B Spraying speed is adjusted during the preparation process of the spraying track. Once it is determined, it should not be change frequently. It can only be adjusted under certain conditions, such as spraying paint with poor hiding power and paint flow is close to the upper limit. The low speed method is more effective.
C Spray width is mainly determined during the programming. The later adjustment is mainly for some special planes. For example, using a small width for a narrow plane can effectively save the paint. In the adjustment, it is necessary to pay attention to other conditions that affect spray quality due to the change of spray width. For example, when the width is adjusted by spray distance, solvent content of the paint changes at the same time, and corresponding sag or dry spray may occur; When adjust by atomizing fan pressure, it may affect paint atomization effect.
D The coating transfer rate is generally not a factor in the adjustment of production. In production, it is necessary to pay attention to spray quality accident caused by the change of transfer rate. It usually occurs when the paint layer is thinned due to drop of transfer rate.
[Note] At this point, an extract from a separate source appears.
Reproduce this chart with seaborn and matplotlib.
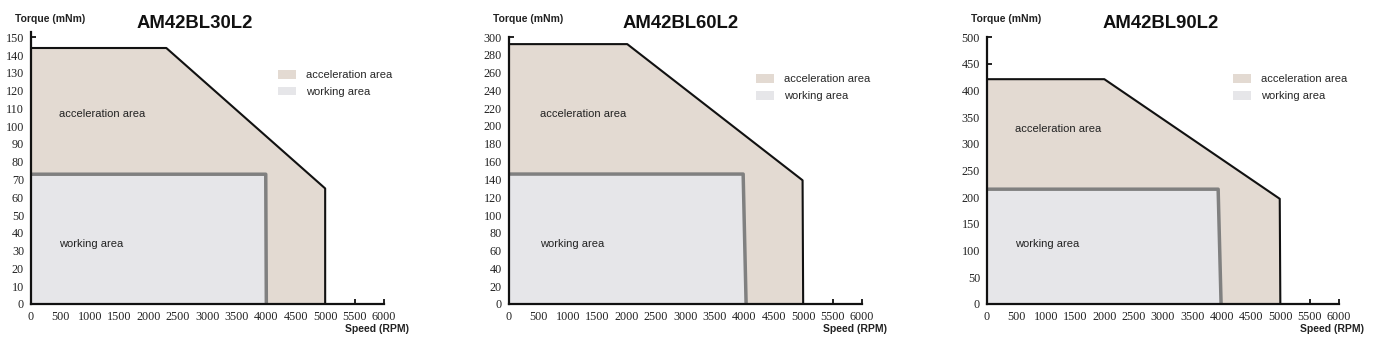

For ex. electrostatic spray gun equipment failure will lead voltage drop and result in transfer rate decreasing.
E Adjust of flow rate is the most frequently used parameter in production. It should be noted that when adjusting the air based spray gun flow rate, the atomization and fan pressure values will change accordingly, which will affect the transfer rate and finally affect the film thickness.
Conclusion
Although the thickness of the paint film is only affected by the five factors discussed above, robotic spraying enhances our ability to control these factors, but because each of these factors is affected by many factors in the entire coating system. Therefore, in the actual production line construction, it is necessary to design an effective monitoring system for construction parameters according to the actual situation to ensure that the film thickness can be controlled and adjustable.